When the Financial Conduct Authority (FCA) announced that it was delaying its latest announcement regarding payment protection insurance (PPI), many media outlets reported that it was unlikely that the regulator would go ahead with its proposed date of June 30 2019 for imposing a PPI claims deadline, or time-bar. The media instead suggested that a date later in 2019 was now more likely.
However, the 2016 annual reports of two of the UK’s largest banking groups, both published in February 2017, suggest that the banking sector is still working on the basis that the deadline will be in June 2019.

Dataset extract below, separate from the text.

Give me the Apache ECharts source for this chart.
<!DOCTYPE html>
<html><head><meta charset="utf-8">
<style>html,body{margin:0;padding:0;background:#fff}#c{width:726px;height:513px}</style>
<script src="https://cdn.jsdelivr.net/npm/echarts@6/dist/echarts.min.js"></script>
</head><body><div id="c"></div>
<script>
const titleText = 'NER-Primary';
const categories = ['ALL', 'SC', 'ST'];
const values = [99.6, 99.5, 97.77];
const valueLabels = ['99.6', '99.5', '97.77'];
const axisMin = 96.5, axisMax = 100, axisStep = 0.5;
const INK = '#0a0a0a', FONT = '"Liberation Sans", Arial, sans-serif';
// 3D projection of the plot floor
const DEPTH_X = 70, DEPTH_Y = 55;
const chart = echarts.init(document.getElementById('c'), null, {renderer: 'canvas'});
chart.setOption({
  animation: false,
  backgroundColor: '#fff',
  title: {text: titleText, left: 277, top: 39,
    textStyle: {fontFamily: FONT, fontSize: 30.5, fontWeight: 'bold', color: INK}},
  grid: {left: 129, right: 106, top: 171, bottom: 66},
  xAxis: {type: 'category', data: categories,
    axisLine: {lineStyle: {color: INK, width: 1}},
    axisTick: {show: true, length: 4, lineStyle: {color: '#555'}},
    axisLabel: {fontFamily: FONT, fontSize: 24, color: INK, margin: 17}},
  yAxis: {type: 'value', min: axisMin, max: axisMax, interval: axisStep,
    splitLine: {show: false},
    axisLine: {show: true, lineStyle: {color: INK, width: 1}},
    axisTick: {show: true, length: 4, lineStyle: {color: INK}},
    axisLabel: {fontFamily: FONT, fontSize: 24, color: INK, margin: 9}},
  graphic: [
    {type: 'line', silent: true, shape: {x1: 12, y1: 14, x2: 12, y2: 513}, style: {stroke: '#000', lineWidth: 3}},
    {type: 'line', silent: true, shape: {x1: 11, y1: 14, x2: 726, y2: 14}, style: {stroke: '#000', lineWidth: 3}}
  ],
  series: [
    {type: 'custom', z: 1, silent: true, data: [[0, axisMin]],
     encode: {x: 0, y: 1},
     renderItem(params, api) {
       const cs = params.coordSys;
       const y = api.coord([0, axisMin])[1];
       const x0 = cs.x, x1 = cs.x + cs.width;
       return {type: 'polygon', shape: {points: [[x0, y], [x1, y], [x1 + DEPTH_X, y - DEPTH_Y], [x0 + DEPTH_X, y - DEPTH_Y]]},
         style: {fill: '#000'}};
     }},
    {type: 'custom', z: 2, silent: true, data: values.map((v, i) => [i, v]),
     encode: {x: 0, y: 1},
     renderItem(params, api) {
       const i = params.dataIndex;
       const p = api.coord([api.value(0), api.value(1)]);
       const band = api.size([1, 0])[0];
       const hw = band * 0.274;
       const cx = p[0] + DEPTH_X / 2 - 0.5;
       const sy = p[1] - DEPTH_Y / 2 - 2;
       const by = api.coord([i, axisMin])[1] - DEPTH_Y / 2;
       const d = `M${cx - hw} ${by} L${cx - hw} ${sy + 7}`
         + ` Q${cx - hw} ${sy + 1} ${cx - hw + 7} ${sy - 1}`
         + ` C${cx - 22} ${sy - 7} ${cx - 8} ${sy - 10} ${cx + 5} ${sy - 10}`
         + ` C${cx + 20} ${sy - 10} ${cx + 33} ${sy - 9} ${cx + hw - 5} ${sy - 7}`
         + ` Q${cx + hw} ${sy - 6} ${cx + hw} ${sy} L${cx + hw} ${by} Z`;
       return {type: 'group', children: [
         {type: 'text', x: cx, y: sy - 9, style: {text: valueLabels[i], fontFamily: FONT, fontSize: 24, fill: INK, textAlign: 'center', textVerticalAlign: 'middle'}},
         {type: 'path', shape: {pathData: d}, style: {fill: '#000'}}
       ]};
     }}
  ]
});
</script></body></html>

The annual report of Lloyds Banking Group says:
“The Group’s current PPI provision reflects our interpretation of the Financial Conduct Authority’s (FCA) consultation paper regarding a potential time bar of the end of June 2019 and the Plevin case.”
(The Plevin case was a landmark court judgement which is expected to pave the way for a new wave of PPI claims from people alleging that they were not informed of the commission payment that the firm who sold the policy would receive.)
Lloyds made additional provision of £1 million for PPI compensation during 2016, taking its total PPI redress provision to £17 billion. The bank has indicated that it does not expect to need to increase its PPI provision further.
The annual report of Barclays Bank says:
“We are also working to put legacy conduct issues behind us and the FCA’s proposed deadline of the end of June 2019 for PPI complaints, although not yet confirmed, is a significant development.”
Barclays also made additional PPI provision of £1 billion during the year, taking its total to £8.4 billion. It says that £2 billion of this remains to be paid.
Royal Bank of Scotland made additional provision of £601 million for PPI during 2016. This takes its total PPI compensation reserve to £4.9 billion, and says in its annual report that £3.7 billion of this had been paid out by the end of 2016.
HSBC, the other one of the ‘big four’ UK banks, has set aside a total of £3.7 billion to settle PPI claims.
The total amount set aside by banks and other financial institutions to pay PPI compensation has topped £40 billion. Latest FCA figures show that £26 billion of this has already been paid out.
A definitive announcement from the FCA on a PPI claims deadline is still awaited. In the two years before any deadline is imposed, the big four banks and 14 other firms that sold the most PPI will need to fund a £42 million marketing campaign, designed to alert consumers to the deadline and to prompt them to consider making a claim if they have not already done so.
The Lloyds annual report also reveals that the Group made additional provision of £1.085 billion during 2016 for other conduct related issues: £280 million for packaged bank account compensation, £261 million in respect of arrears-related activities on secured and unsecured retail products, £94 million related to insurance products sold in Germany, and £450 million for other conduct risk provisions.
The information shown in this article was correct at the time of publication. Articles are not routinely reviewed and as such are not updated. Please be aware the facts, circumstances or legal position may change after publication of the article.